*REQUIRED TASK*: Write out the material exactly, with the pictures left out.

** start of DATA **

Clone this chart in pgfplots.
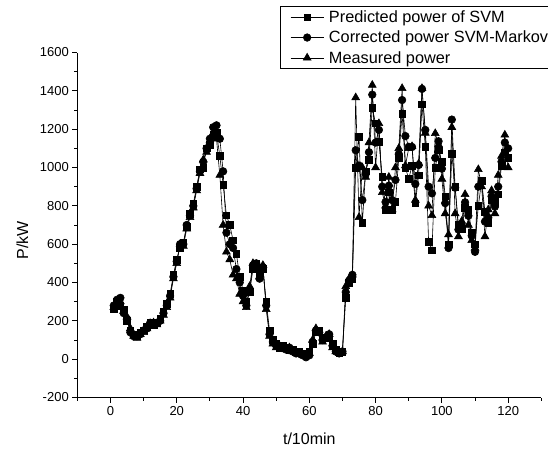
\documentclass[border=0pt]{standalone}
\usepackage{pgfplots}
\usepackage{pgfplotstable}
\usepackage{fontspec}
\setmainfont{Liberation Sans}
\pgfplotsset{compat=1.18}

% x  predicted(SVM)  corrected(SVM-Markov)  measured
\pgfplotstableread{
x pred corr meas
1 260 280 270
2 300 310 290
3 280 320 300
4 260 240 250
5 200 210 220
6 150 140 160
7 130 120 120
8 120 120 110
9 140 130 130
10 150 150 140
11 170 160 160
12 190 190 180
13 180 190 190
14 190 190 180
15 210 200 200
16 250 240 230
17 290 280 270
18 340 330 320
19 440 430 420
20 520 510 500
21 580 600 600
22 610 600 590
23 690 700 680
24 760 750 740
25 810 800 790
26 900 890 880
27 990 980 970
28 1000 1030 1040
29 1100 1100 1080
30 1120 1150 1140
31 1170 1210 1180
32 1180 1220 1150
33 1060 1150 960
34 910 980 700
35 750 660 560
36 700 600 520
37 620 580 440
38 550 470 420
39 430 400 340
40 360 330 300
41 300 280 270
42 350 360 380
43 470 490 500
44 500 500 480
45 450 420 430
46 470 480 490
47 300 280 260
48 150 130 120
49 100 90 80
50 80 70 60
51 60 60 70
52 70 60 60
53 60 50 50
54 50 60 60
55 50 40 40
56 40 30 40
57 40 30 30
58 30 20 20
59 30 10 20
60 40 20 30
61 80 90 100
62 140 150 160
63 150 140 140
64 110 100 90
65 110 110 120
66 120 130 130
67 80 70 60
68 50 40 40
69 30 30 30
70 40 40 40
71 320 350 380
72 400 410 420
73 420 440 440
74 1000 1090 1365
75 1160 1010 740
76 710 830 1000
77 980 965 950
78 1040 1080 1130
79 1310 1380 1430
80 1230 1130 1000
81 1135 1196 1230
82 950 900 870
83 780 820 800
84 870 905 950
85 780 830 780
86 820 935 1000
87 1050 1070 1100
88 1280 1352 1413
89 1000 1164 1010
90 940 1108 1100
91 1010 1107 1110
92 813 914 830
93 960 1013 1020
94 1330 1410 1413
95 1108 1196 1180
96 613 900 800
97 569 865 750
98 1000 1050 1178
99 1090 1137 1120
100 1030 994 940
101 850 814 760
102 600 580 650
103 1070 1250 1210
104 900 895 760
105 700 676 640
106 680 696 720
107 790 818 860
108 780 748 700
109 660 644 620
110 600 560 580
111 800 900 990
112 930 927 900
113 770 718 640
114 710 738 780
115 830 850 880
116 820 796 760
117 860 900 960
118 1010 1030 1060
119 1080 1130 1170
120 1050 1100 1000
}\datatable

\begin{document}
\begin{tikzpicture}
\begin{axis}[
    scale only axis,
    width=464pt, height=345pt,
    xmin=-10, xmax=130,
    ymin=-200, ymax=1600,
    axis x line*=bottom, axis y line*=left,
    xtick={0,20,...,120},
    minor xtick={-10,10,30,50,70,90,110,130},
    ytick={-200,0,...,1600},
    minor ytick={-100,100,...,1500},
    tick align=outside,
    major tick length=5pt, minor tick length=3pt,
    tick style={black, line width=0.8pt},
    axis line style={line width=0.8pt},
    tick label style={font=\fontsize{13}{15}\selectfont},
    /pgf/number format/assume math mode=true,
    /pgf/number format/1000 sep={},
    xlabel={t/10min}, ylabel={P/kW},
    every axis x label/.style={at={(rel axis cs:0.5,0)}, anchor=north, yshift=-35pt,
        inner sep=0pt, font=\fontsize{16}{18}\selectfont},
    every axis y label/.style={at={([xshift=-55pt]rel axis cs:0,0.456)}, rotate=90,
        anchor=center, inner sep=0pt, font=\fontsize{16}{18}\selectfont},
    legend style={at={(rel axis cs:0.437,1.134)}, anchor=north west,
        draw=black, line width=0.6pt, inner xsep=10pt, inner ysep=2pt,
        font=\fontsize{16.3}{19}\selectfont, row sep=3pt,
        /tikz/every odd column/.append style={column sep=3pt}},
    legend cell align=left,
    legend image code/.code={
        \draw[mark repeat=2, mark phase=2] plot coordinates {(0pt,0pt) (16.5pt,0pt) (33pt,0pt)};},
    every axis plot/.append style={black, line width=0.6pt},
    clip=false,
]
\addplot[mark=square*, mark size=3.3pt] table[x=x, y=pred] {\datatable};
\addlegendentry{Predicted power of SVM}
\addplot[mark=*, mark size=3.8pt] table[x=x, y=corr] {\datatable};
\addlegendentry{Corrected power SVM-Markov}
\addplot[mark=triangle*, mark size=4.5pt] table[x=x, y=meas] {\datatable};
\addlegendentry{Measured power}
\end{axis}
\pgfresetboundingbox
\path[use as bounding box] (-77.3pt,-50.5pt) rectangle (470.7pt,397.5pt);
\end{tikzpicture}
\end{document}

** end of DATA **

*RESULT OF THIS EXERCISE*:
Clone this chart in pgfplots.
\documentclass[border=0pt]{standalone}
\usepackage{pgfplots}
\usepackage{pgfplotstable}
\usepackage{fontspec}
\setmainfont{Liberation Sans}
\pgfplotsset{compat=1.18}

% x  predicted(SVM)  corrected(SVM-Markov)  measured
\pgfplotstableread{
x pred corr meas
1 260 280 270
2 300 310 290
3 280 320 300
4 260 240 250
5 200 210 220
6 150 140 160
7 130 120 120
8 120 120 110
9 140 130 130
10 150 150 140
11 170 160 160
12 190 190 180
13 180 190 190
14 190 190 180
15 210 200 200
16 250 240 230
17 290 280 270
18 340 330 320
19 440 430 420
20 520 510 500
21 580 600 600
22 610 600 590
23 690 700 680
24 760 750 740
25 810 800 790
26 900 890 880
27 990 980 970
28 1000 1030 1040
29 1100 1100 1080
30 1120 1150 1140
31 1170 1210 1180
32 1180 1220 1150
33 1060 1150 960
34 910 980 700
35 750 660 560
36 700 600 520
37 620 580 440
38 550 470 420
39 430 400 340
40 360 330 300
41 300 280 270
42 350 360 380
43 470 490 500
44 500 500 480
45 450 420 430
46 470 480 490
47 300 280 260
48 150 130 120
49 100 90 80
50 80 70 60
51 60 60 70
52 70 60 60
53 60 50 50
54 50 60 60
55 50 40 40
56 40 30 40
57 40 30 30
58 30 20 20
59 30 10 20
60 40 20 30
61 80 90 100
62 140 150 160
63 150 140 140
64 110 100 90
65 110 110 120
66 120 130 130
67 80 70 60
68 50 40 40
69 30 30 30
70 40 40 40
71 320 350 380
72 400 410 420
73 420 440 440
74 1000 1090 1365
75 1160 1010 740
76 710 830 1000
77 980 965 950
78 1040 1080 1130
79 1310 1380 1430
80 1230 1130 1000
81 1135 1196 1230
82 950 900 870
83 780 820 800
84 870 905 950
85 780 830 780
86 820 935 1000
87 1050 1070 1100
88 1280 1352 1413
89 1000 1164 1010
90 940 1108 1100
91 1010 1107 1110
92 813 914 830
93 960 1013 1020
94 1330 1410 1413
95 1108 1196 1180
96 613 900 800
97 569 865 750
98 1000 1050 1178
99 1090 1137 1120
100 1030 994 940
101 850 814 760
102 600 580 650
103 1070 1250 1210
104 900 895 760
105 700 676 640
106 680 696 720
107 790 818 860
108 780 748 700
109 660 644 620
110 600 560 580
111 800 900 990
112 930 927 900
113 770 718 640
114 710 738 780
115 830 850 880
116 820 796 760
117 860 900 960
118 1010 1030 1060
119 1080 1130 1170
120 1050 1100 1000
}\datatable

\begin{document}
\begin{tikzpicture}
\begin{axis}[
    scale only axis,
    width=464pt, height=345pt,
    xmin=-10, xmax=130,
    ymin=-200, ymax=1600,
    axis x line*=bottom, axis y line*=left,
    xtick={0,20,...,120},
    minor xtick={-10,10,30,50,70,90,110,130},
    ytick={-200,0,...,1600},
    minor ytick={-100,100,...,1500},
    tick align=outside,
    major tick length=5pt, minor tick length=3pt,
    tick style={black, line width=0.8pt},
    axis line style={line width=0.8pt},
    tick label style={font=\fontsize{13}{15}\selectfont},
    /pgf/number format/assume math mode=true,
    /pgf/number format/1000 sep={},
    xlabel={t/10min}, ylabel={P/kW},
    every axis x label/.style={at={(rel axis cs:0.5,0)}, anchor=north, yshift=-35pt,
        inner sep=0pt, font=\fontsize{16}{18}\selectfont},
    every axis y label/.style={at={([xshift=-55pt]rel axis cs:0,0.456)}, rotate=90,
        anchor=center, inner sep=0pt, font=\fontsize{16}{18}\selectfont},
    legend style={at={(rel axis cs:0.437,1.134)}, anchor=north west,
        draw=black, line width=0.6pt, inner xsep=10pt, inner ysep=2pt,
        font=\fontsize{16.3}{19}\selectfont, row sep=3pt,
        /tikz/every odd column/.append style={column sep=3pt}},
    legend cell align=left,
    legend image code/.code={
        \draw[mark repeat=2, mark phase=2] plot coordinates {(0pt,0pt) (16.5pt,0pt) (33pt,0pt)};},
    every axis plot/.append style={black, line width=0.6pt},
    clip=false,
]
\addplot[mark=square*, mark size=3.3pt] table[x=x, y=pred] {\datatable};
\addlegendentry{Predicted power of SVM}
\addplot[mark=*, mark size=3.8pt] table[x=x, y=corr] {\datatable};
\addlegendentry{Corrected power SVM-Markov}
\addplot[mark=triangle*, mark size=4.5pt] table[x=x, y=meas] {\datatable};
\addlegendentry{Measured power}
\end{axis}
\pgfresetboundingbox
\path[use as bounding box] (-77.3pt,-50.5pt) rectangle (470.7pt,397.5pt);
\end{tikzpicture}
\end{document}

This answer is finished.